The meeting targeted by the bomber had brought together military leaders and senior tribal figures in Pishin, a small town in the volatile Sistan-Baluchestan region near the Pakistani border. The dead included Shooshtari, the second-highest-ranking officer in the Revolutionary Guard's ground forces; Rajab Ali, the provincial commander; the commander for the town of Iranshahr; and the commander of the Amir Al-Momenin unit. About ten senior tribal leaders also perished. These were not anonymous casualties. They represented the Iranian state's military and political authority in a region where that authority had long been contested. The Revolutionary Guard commanders were buried two days later in a military funeral attended by thousands of mourners.
The Sunni militant group Jundallah, which had been conducting attacks against Iranian government targets in Sistan-Baluchestan for years, claimed responsibility. But Iran's accusations reached far beyond the immediate perpetrators. Tehran blamed the United States, Saudi Arabia, and the United Kingdom for supporting Jundallah. The United States denied involvement. President Mahmoud Ahmadinejad vowed a swift response, telling state media that the criminals would soon answer for their inhuman crimes. The United Nations Security Council condemned the attack. Iran then turned its fury toward Pakistan, accusing Pakistani agents of involvement and demanding the handover of Jundallah leader Abdolmalek Rigi. Pakistan's Interior Minister Rehman Malik denied Rigi was on Pakistani soil, claiming he could point to the militant's exact location in Afghanistan. Pakistan eventually handed over Rigi's brother to Iran.

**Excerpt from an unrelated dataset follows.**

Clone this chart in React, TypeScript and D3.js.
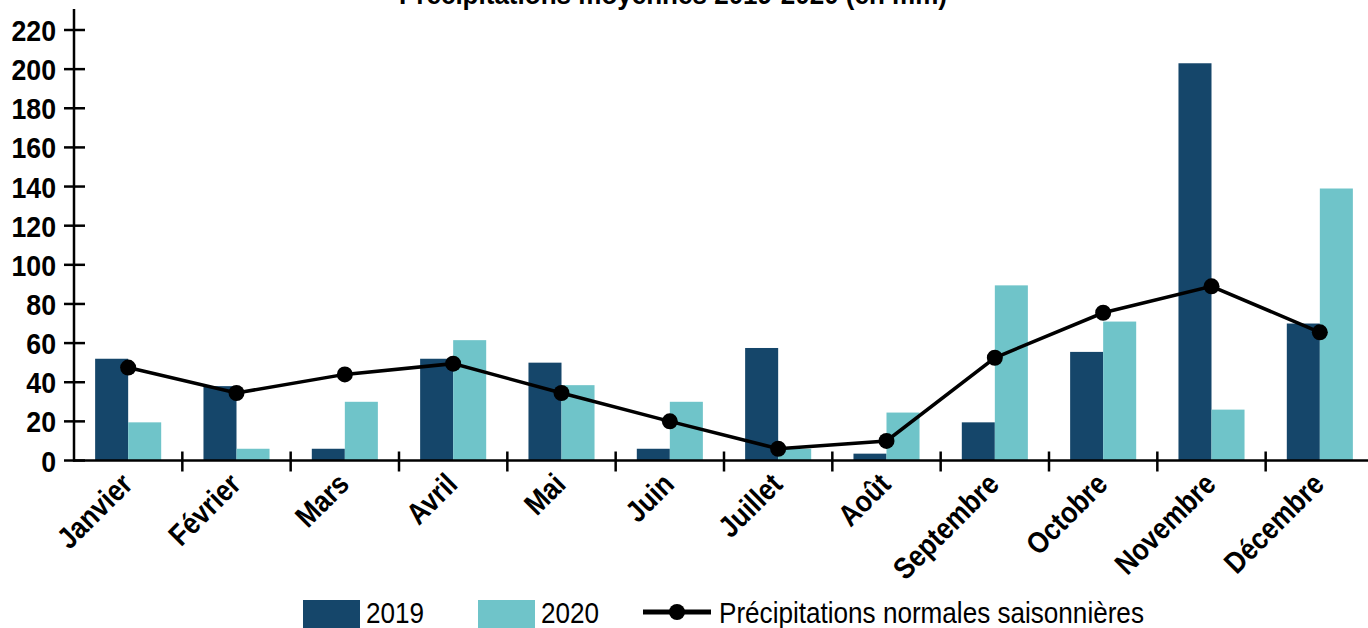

The Pishin bombing did not occur in isolation. It was part of a pattern of violence that had plagued Iran's Sistan-Baluchestan province for years. The region, home to a predominantly Sunni Baloch population in a Shia-majority country, has long been a source of tension. Jundallah, founded in the early 2000s, had previously carried out the 2007 Zahedan bombings and a series of smaller attacks targeting military and government personnel. The group drew on ethnic and sectarian grievances among the Baloch population, framing its attacks as resistance to what it characterized as persecution by the Iranian government. The porous border with Pakistan's own Balochistan province provided logistical support and escape routes. For the people living in this borderland -- Baloch communities caught between rival state powers and militant groups -- the violence represented not just a political crisis but a daily reality of checkpoints, suspicion, and fear.
Several suspects were arrested by Iranian authorities in the weeks following the attack. The broader consequences played out over months. Iran intensified its security operations in Sistan-Baluchestan, tightening control over a region already under heavy military presence. The diplomatic fallout with Pakistan deepened the distrust between two neighbors who share a border but little else in terms of strategic interests. Abdolmalek Rigi himself was captured by Iran in February 2010, reportedly pulled off a flight traveling from Dubai to Kyrgyzstan. He was executed in June 2010. His capture and execution marked the effective end of Jundallah's leadership, though splinter groups continued operations in the region. The Pishin bombing remains a painful marker in the history of Iran's Baluchestan -- a place where geography, ethnicity, and geopolitics converge with lethal consequences.
Pishin lies at approximately 26.087N, 61.760E in Iran's Sistan and Baluchestan Province, near the Pakistani border. The terrain is arid and rugged, characteristic of the Baluchestan highlands. The nearest significant airport is at Iranshahr. The region is sparsely populated, with scattered settlements visible against brown, barren terrain. The Iran-Pakistan border runs roughly north-south approximately 100 km to the east.